Aku telah menjelajah ke hati orang-orang, ke pikiran-pikiran jalang, sampai pada jalanan yang lebih rimba dari hutan, namun itu semua belum apa-apa. – hal. 21
- ENERGI MERACIK BUMBU
Cerpen ketiga punya judul dan isi yang unik. Kau akan tersedar dengan hal-hal kecil di rumahmu; seperti bagaimana Riska tak sepakat dengan penyebutan bawang merah, aneka fungsi bumbu dapur yang sesungguhnya, bahkan Riska cukup baik mendeskripsikan aroma ke kalimat. Meski tak sedetail itu bicara tentang resep, nyatanya hal-hal tentang resap jauh lebih intim di cerpen ini. Tak lupa, ada air mata di situ. Bukan milik buaya, tapi milik ibu, atau milik Riska, mungkin karena bawang, atau lebih sering karena perpisahan.
Konon kata ibu, dapur adalah perpaduan paling lucu dalam hidupnya. – hal. 24
- PERCAKAPAN BANTAL
Di cerpen keempat aku melihat Riska in real life. Meski tak cukup baik mengenal isi kepalanya, ia adalah salah satu teman kampus yang suka betul bergelut dengan jam malam –mungkin hampir nokturnal.
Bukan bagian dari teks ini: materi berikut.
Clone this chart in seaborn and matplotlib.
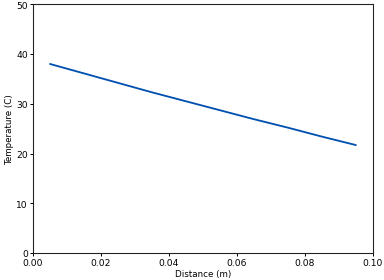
import numpy as np
import pandas as pd
import matplotlib
matplotlib.use("Agg")
import matplotlib.pyplot as plt
import seaborn as sns

# Temperature profile along the rod
distance = [0.005, 0.015, 0.025, 0.035, 0.045, 0.055, 0.065, 0.075, 0.085, 0.095]
temperature = [38.0, 36.1, 34.2, 32.3, 30.5, 28.7, 26.9, 25.2, 23.4, 21.7]

df = pd.DataFrame({'Distance (m)': distance, 'Temperature (C)': temperature})

sns.set_style('ticks', {'axes.edgecolor': 'black', 'xtick.color': 'black', 'ytick.color': 'black',
                        'text.color': 'black', 'axes.labelcolor': 'black'})
plt.rcParams['font.family'] = ['DejaVu Sans']

fig, ax = plt.subplots(figsize=(6.4, 4.68), dpi=60)
sns.lineplot(data=df, x='Distance (m)', y='Temperature (C)', color='#0050b0', linewidth=2.2, ax=ax)

ax.set_xlim(0, 0.1)
ax.set_ylim(0, 50)
ax.set_xticks([0.0, 0.02, 0.04, 0.06, 0.08, 0.10])
ax.set_xticklabels(['0.00', '0.02', '0.04', '0.06', '0.08', '0.10'])
ax.set_yticks([0, 10, 20, 30, 40, 50])
ax.tick_params(labelsize=11, width=1.2, length=3.5, pad=2.5)
ax.set_xlabel('Distance (m)', fontsize=10.5, labelpad=3)
ax.set_ylabel('Temperature (C)', fontsize=10.5, labelpad=3)
for s in ax.spines.values():
    s.set_linewidth(1.3)
    s.set_color('#222222')

fig.subplots_adjust(left=0.086, right=0.971, top=0.982, bottom=0.096)
fig.savefig('out.png', dpi=60)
Di judulnya, aku tahu ini akan bermuara ke mana. Lagi-lagi, Riska bicara tentang kenangan. Hufffttt.. menyenangkan sekali ya mengingat-ingat itu. Apalagi ada lagu yang makin menguatkan itu 🙂
Orang hebat tak akan membuat orang lain khwatir. – hal. 34
- PILIHAN TIDAK DIJUAL DI PUSAT BELANJA
Cerpen kelima, adalah tentang Riska sebagai female; yang suka tas lucu, diskon akhir pekan, menolak belanja barang mahal –meski katanya sendiri itu sekedar alibi. Di bagian tengah sampai akhir cerpen, nuansa berubah lebih serius. Ada Riska yang tampak bertempur (dewa wkwk) antara dunia ideal dengan pilihannya sendiri, dikuatkan dengan sosok ibunya sendiri. Di cerpen ini, aku sebut ia pemberani.
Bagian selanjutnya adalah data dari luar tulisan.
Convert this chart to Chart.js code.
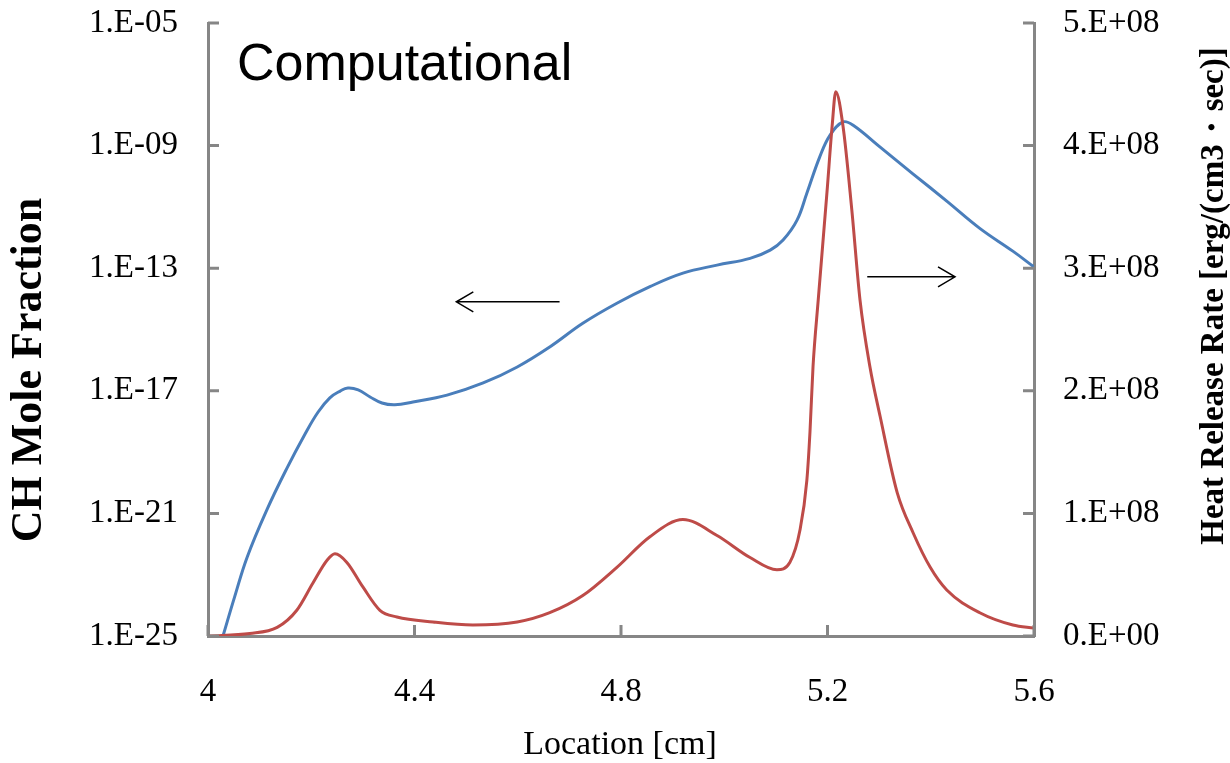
<!DOCTYPE html>
<html>
<head>
<meta charset="utf-8">
<script src="https://cdn.jsdelivr.net/npm/chart.js@4/dist/chart.umd.min.js"></script>
<style>
  body { margin: 0; background: #fff; }
</style>
</head>
<body>
<canvas id="chart" width="1230" height="763"></canvas>
<script>
// CH mole fraction (left axis, log)
const chLocation = [4.029, 4.052, 4.076, 4.114, 4.153, 4.188, 4.213, 4.236, 4.256, 4.271, 4.291, 4.314, 4.337,
  4.362, 4.397, 4.463, 4.533, 4.599, 4.662, 4.726, 4.792, 4.856, 4.92, 4.986, 5.05, 5.089, 5.114, 5.141,
  5.16, 5.185, 5.205, 5.23, 5.249, 5.302, 5.366, 5.431, 5.495, 5.559, 5.6];
const chFraction = [1.0e-25, 2.0e-24, 3.8e-23, 1.3e-21, 3.0e-20, 3.9e-19, 2.0e-18, 5.9e-18, 9.8e-18, 1.23e-17,
  1.07e-17, 6.3e-18, 4.0e-18, 3.5e-18, 4.3e-18, 7.2e-18, 1.8e-17, 6.0e-17, 2.7e-16, 1.6e-15, 7.2e-15,
  2.5e-14, 6.9e-14, 1.26e-13, 2.1e-13, 3.9e-13, 8.3e-13, 3.7e-12, 2.8e-11, 4.3e-10, 2.2e-9, 5.9e-9, 4.7e-9,
  8.9e-10, 1.18e-10, 1.55e-11, 2.0e-12, 3.6e-13, 1.1e-13];

// heat release rate (right axis, erg/(cm3 sec))
const hrrLocation = [4.0, 4.081, 4.134, 4.172, 4.203, 4.231, 4.246, 4.269, 4.3, 4.333, 4.366, 4.436, 4.513,
  4.599, 4.662, 4.726, 4.792, 4.856, 4.92, 4.986, 5.05, 5.102, 5.127, 5.147, 5.16, 5.166, 5.172, 5.182,
  5.199, 5.209, 5.216, 5.23, 5.247, 5.263, 5.282, 5.302, 5.335, 5.366, 5.399, 5.431, 5.495, 5.559, 5.6];
const hrrValue = [0, 0.02e8, 0.07e8, 0.21e8, 0.43e8, 0.62e8, 0.67e8, 0.60e8, 0.40e8, 0.21e8, 0.155e8, 0.114e8,
  0.09e8, 0.114e8, 0.19e8, 0.33e8, 0.56e8, 0.81e8, 0.95e8, 0.82e8, 0.64e8, 0.54e8, 0.60e8, 0.87e8, 1.27e8,
  1.66e8, 2.20e8, 2.74e8, 3.62e8, 4.16e8, 4.44e8, 4.16e8, 3.48e8, 2.74e8, 2.20e8, 1.79e8, 1.17e8, 0.84e8,
  0.56e8, 0.375e8, 0.19e8, 0.09e8, 0.065e8];

const xTicks = [4, 4.4, 4.8, 5.2, 5.6];
const leftTicks = [1e-25, 1e-21, 1e-17, 1e-13, 1e-9, 1e-5];
const rightTicks = [0, 1e8, 2e8, 3e8, 4e8, 5e8];

// arrows: [xFrom, xTo, y, axis]
const arrows = [
  [4.681, 4.481, 8e-15, 'y'],
  [5.277, 5.447, 2.93e8, 'y1']
];

const axisGray = '#868686';
const serif = '"Liberation Serif", "Times New Roman", serif';

// keep the plot area where the layout padding puts it
const noPad = s => { s.paddingTop = 0; s.paddingBottom = 0; s.paddingLeft = 0; s.paddingRight = 0; };

const extras = {
  id: 'extras',
  afterDraw(chart) {
    const ctx = chart.ctx;
    const a = chart.chartArea;
    const sx = chart.scales.x, sl = chart.scales.y, sr = chart.scales.y1;
    ctx.save();
    // inward tick marks
    ctx.strokeStyle = axisGray;
    ctx.lineWidth = 3;
    ctx.beginPath();
    sl.ticks.forEach(t => {
      const py = sl.getPixelForValue(t.value);
      ctx.moveTo(a.left, py); ctx.lineTo(a.left + 11, py);
    });
    sr.ticks.forEach(t => {
      const py = sr.getPixelForValue(t.value);
      ctx.moveTo(a.right, py); ctx.lineTo(a.right - 11, py);
    });
    sx.ticks.forEach(t => {
      const px = sx.getPixelForValue(t.value);
      ctx.moveTo(px, a.bottom); ctx.lineTo(px, a.bottom - 11);
    });
    ctx.stroke();

    // arrows
    ctx.strokeStyle = '#000';
    ctx.lineWidth = 1.5;
    arrows.forEach(([x0, x1, yv, axis]) => {
      const p0 = sx.getPixelForValue(x0), p1 = sx.getPixelForValue(x1);
      const py = chart.scales[axis].getPixelForValue(yv);
      const dir = p1 > p0 ? -1 : 1;
      ctx.beginPath();
      ctx.moveTo(p0, py); ctx.lineTo(p1, py);
      ctx.moveTo(p1 + dir * 17, py - 10); ctx.lineTo(p1, py); ctx.lineTo(p1 + dir * 17, py + 10);
      ctx.stroke();
    });

    // texts
    ctx.fillStyle = '#000';
    ctx.font = '52px "Liberation Sans", Arial, sans-serif';
    ctx.textAlign = 'left';
    ctx.textBaseline = 'alphabetic';
    ctx.fillText('Computational', 237, 80);

    ctx.textAlign = 'center';
    ctx.textBaseline = 'middle';
    ctx.font = '34px ' + serif;
    ctx.fillText('Location [cm]', 620, 745);

    ctx.save();
    ctx.translate(30, 370);
    ctx.rotate(-Math.PI / 2);
    ctx.font = 'bold 44px ' + serif;
    ctx.fillText('CH Mole Fraction', 0, 0);
    ctx.restore();

    ctx.save();
    ctx.translate(1214, 296);
    ctx.rotate(-Math.PI / 2);
    ctx.font = 'bold 33px ' + serif;
    ctx.fillText('Heat Release Rate [erg/(cm3\u30FBsec)]', 0, 0);
    ctx.restore();

    ctx.restore();
  }
};

new Chart(document.getElementById('chart'), {
  type: 'line',
  data: {
    datasets: [
      {
        label: 'Heat Release Rate',
        data: hrrLocation.map((x, i) => ({ x: x, y: hrrValue[i] })),
        yAxisID: 'y1',
        borderColor: '#be4b48',
        borderWidth: 3,
        pointRadius: 0,
        cubicInterpolationMode: 'monotone'
      },
      {
        label: 'CH Mole Fraction',
        data: chLocation.map((x, i) => ({ x: x, y: chFraction[i] })),
        yAxisID: 'y',
        borderColor: '#4a7ebb',
        borderWidth: 3,
        pointRadius: 0,
        tension: 0.4
      }
    ]
  },
  options: {
    responsive: false,
    animation: false,
    layout: { padding: { top: 23, left: 0, right: 0, bottom: 0 } },
    plugins: { legend: { display: false }, tooltip: { enabled: false } },
    scales: {
      x: {
        type: 'linear',
        min: 4, max: 5.6,
        afterBuildTicks: s => { s.ticks = xTicks.map(v => ({ value: v })); },
        afterFit: s => { s.height = 127; noPad(s); },
        grid: { display: false, drawTicks: false },
        border: { color: axisGray, width: 3 },
        ticks: {
          color: '#000', padding: 37,
          font: { family: serif, size: 33 },
          maxRotation: 0,
          callback: v => String(v)
        }
      },
      y: {
        type: 'logarithmic',
        position: 'left',
        min: 1e-25, max: 1e-5,
        afterBuildTicks: s => { s.ticks = leftTicks.map(v => ({ value: v })); },
        afterFit: s => { s.width = 208; noPad(s); },
        grid: { display: false, drawTicks: false },
        border: { color: axisGray, width: 3 },
        ticks: {
          color: '#000', padding: 30,
          font: { family: serif, size: 33 },
          callback: v => '1.E-' + String(-Math.round(Math.log10(v))).padStart(2, '0')
        }
      },
      y1: {
        type: 'linear',
        position: 'right',
        min: 0, max: 5e8,
        afterBuildTicks: s => { s.ticks = rightTicks.map(v => ({ value: v })); },
        afterFit: s => { s.width = 196; noPad(s); },
        grid: { display: false, drawTicks: false },
        border: { color: axisGray, width: 3 },
        ticks: {
          color: '#000', padding: 29,
          font: { family: serif, size: 33 },
          callback: v => v === 0 ? '0.E+00' : Math.round(v / 1e8) + '.E+08'
        }
      }
    }
  },
  plugins: [extras]
});
</script>
</body>
</html>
Ibu selalu mendukung setiap pilihan hidupmu. Sekarang keputusan ada di tanganmu. – hal. 47
Jadi itu dia kesanku. Kalau ada hal yang mungkin bisa aku kritik, hanya soal desain layout dan pemilihan warna sampulnya saja. Tentu ini selera. Selebihnya, tak ada. Menyenangkan!
Terima kasih, Riska! Jangan berhenti di sini!